For those not familiar with GTD, David Allen’s highly successful personal productivity approach, get this book (please note this is my affiliate link, you can of course log onto Amazon yourself), and read the first three chapters. It’s worth it, if only for the different way you’ll be looking at your work and your life.
GTD refers to contexts, areas or situations in which you execute certain work. Context are one of three elements that help determine what you can best do next. The methodology suggests to try and remain in a context as long as possible to work optimally.
Why contexts matter
The idea of contexts is based on money concept of our modern production oriented society: working in a production line, executing a comparable task over and over again. The reason for this is simple, and still applies today: changes in tooling, sets of tools used in the execution of a task, cost time. This is non-productive time since you are not actually producing during the time allotted for the tool change. To optimize the production time, you minimize the need for tooling changes as well as the time required to change the tool. To put it simply, if you’re at your desk behind the computer in your word processor, stay there as long as possible.
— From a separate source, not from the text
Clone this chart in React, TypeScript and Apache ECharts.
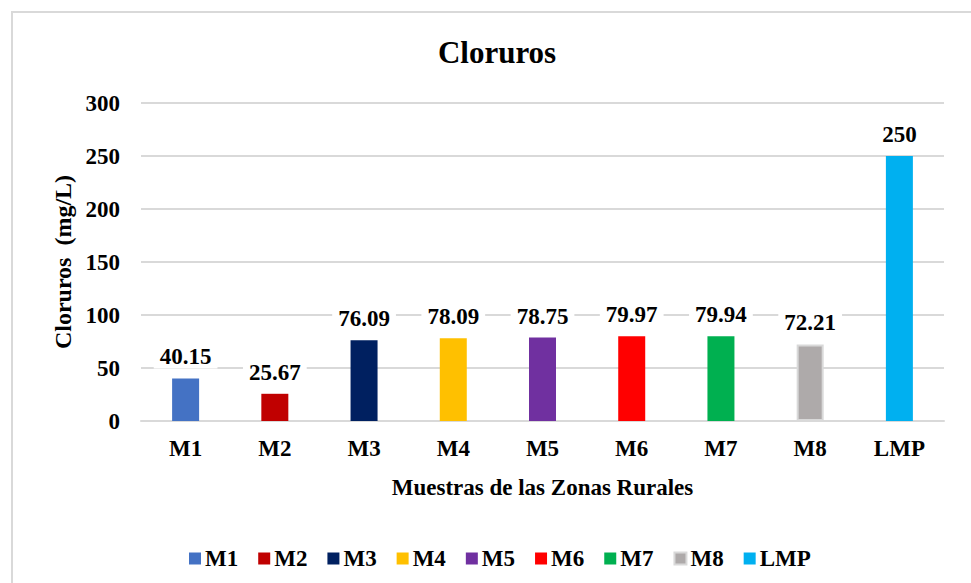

The production belt or production chain is the ultimate tooling change optimization: you never change the tools, but the product, solution or whatever you’re working on in its different stages of completion moves through a set of tools.
Tool changes and sequential execution
Often contexts are related to tools or their modern day equivalents. Certain activities can only be executed in a certain environment, or requiring a certain tool, system, software or person only available at a certain place.
Imagine I’m working on a project. I have a task list with a certain sequence and dependencies. I first need to write this paper, then have it read by that person, then present it to that meeting, then have it signed of by that person … If I sequentially run through those activities, I will likely execute a good project. But, I will have a lot of non-productive time and idle time as well. After all, there’s a lot of tool set changes involved and a lot of waiting as well. I have to give the reviewer the time to review, I need to prepare the presentation, I need to see someone for his or her signature. Not really very productive at all.
In all of this, I’ve lost a lot of time. If I have more than one project, it pays to remain in a context to execute as many as possible the tasks I need to perform in that context prior to jumping to the next context. For example, it seems wise to first write all the papers you need to write prior to starting the development of your presentations. The tool switch cost from writing app to presentation app is minimized.
why contexts don’t always make sense
But this doesn’t always make sense. Certainly not in creative work.
Think about the following situation and its associated cost. I’m working on a project which requires me to write both a report and a supporting presentation. I’m also working on another, unrelated project with another presentation due. Which of the following would cost me most?
The tool switch or the mind switch? A mind switch requires me to abandon a train of thought in favor of another, while a tool switch requires me to abandon a set of tools in favor of another. I’m convinced that in certain cases the productivity impact of the mind switch is more significant than the productivity impact of the tool switch.
An illustration of the difference between mind and tool
Let me clarify: imagine you are asked to write a number of proposals. Part of this may be retrieving proposal templates or prior written proposals from a repository. The context here may be for example “online – proposal database” and for this activity a tool change is not appropriate. You get out of the proposal database what you need for the different proposals.
Once you have the templates, you start developing and writing. An important “meta-context” for me is mind mapping, but this is a meta context in that it often requires me to go through multiple tool switches during the activity. I do the mind mapping in Mindnode Pro, but I will frequently be switching back and forth between my browser, my notes (which I keep in text files in Dropbox) and the mindmapping software. For me, the frequent tool switches I make are actually part of the creative work. I can do this because the tools all together form the creative analysis and development context for me.
In essence, my context is no longer a unique context of one tool, one activity or one environment, but rather a set of complementary tools which together allow me to work towards a certain result.
UPDATE – A number of better GTD experts than me pointed out that there is no explicit mention of remaining in a context for as long as you can. I stand corrected, they are right. However, switching context too frequently often carries too high a tool switching cost, unless you have all your tools arranged in order to optimize efficient and effective use. Therefore, while it may not be explicitly mentioned, I do feel remaining in context is an important aspect to the entire productivity concept.